REQUIRED TASK: Extract every line of the material that holds the string "matplotlib".

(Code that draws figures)
--- BEGIN ---
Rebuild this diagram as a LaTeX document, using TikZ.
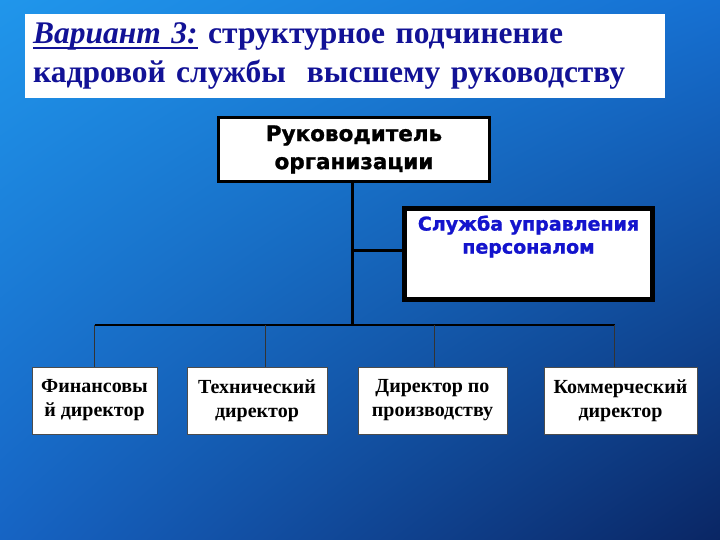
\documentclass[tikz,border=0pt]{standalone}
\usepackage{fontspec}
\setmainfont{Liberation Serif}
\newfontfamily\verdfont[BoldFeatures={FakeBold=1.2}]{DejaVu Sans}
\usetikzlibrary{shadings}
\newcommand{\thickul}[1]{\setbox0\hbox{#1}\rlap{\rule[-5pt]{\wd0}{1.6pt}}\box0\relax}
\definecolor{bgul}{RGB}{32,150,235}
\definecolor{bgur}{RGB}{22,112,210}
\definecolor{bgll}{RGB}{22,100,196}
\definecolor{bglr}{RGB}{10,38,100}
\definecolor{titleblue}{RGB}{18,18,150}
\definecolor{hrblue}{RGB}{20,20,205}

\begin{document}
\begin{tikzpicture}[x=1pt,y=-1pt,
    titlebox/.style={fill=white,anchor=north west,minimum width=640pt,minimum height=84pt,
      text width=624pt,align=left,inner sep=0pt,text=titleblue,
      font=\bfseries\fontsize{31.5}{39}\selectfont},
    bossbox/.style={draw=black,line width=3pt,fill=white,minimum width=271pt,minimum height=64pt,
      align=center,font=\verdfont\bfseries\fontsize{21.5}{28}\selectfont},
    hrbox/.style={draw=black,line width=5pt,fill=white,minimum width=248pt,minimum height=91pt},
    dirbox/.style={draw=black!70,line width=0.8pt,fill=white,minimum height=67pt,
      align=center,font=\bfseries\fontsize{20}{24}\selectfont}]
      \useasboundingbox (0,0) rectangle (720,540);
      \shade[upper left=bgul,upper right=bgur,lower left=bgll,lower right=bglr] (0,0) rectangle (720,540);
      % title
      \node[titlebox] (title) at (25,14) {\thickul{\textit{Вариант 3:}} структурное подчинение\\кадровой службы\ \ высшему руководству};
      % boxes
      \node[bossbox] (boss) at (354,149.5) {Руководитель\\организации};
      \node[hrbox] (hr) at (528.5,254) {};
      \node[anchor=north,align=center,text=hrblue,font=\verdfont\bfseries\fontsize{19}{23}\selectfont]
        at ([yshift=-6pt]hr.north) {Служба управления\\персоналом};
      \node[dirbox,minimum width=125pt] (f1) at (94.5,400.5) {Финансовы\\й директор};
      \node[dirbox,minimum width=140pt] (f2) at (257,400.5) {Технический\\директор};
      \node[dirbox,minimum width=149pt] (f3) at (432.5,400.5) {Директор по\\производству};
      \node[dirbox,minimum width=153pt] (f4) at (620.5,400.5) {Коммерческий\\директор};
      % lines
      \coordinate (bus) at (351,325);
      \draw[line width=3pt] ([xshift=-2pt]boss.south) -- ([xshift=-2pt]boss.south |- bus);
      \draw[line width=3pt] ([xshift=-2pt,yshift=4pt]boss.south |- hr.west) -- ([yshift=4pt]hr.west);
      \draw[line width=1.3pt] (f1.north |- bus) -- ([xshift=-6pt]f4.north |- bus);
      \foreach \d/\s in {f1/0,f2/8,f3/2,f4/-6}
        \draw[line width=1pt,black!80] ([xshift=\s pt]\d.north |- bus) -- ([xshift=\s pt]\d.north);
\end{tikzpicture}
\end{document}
--- END ---
--- BEGIN ---
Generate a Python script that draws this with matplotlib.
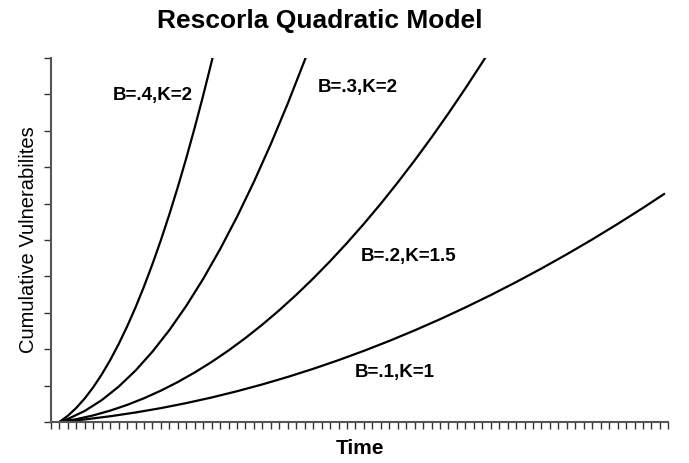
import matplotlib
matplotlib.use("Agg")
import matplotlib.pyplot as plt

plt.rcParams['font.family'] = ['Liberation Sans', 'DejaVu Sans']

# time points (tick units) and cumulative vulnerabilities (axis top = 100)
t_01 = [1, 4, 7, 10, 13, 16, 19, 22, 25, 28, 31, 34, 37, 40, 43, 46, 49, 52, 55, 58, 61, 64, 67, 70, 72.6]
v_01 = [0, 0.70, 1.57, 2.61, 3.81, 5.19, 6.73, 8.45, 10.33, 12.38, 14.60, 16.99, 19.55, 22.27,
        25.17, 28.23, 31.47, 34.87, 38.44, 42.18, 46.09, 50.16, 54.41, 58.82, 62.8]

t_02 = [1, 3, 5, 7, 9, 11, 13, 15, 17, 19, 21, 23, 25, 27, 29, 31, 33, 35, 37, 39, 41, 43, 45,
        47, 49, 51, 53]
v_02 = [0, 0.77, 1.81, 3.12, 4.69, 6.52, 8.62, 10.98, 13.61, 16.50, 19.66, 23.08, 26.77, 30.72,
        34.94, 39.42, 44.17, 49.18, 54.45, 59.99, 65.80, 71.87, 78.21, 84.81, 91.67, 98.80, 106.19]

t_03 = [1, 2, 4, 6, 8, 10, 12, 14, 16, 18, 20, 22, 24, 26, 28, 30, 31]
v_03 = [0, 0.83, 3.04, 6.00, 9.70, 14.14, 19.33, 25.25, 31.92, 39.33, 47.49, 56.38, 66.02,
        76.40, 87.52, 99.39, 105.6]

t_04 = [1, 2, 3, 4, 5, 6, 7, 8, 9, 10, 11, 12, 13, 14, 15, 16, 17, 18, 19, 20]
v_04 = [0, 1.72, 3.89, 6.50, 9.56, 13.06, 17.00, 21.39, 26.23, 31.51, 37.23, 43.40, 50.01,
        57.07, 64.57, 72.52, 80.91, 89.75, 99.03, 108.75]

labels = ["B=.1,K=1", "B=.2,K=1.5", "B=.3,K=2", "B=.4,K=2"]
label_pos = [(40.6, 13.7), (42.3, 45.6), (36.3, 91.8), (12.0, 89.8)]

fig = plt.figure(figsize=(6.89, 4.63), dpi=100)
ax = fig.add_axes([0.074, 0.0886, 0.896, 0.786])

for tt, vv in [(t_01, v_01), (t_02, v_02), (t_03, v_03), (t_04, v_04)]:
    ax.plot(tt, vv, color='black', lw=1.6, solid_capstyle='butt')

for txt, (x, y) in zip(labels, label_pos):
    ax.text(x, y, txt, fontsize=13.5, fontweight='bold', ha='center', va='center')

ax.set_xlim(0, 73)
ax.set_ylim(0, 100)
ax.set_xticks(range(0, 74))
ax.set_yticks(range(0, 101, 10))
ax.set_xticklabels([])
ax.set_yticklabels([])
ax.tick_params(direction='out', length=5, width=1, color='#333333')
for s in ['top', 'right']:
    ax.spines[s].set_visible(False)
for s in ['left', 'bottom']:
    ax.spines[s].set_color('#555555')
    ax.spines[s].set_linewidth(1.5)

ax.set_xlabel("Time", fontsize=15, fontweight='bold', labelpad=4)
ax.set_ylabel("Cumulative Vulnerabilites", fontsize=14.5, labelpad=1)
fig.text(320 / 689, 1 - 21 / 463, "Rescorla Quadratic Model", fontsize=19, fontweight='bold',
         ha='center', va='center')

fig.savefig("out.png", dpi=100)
--- END ---
THE REPLY:
Generate a Python script that draws this with matplotlib.
import matplotlib
matplotlib.use("Agg")
import matplotlib.pyplot as plt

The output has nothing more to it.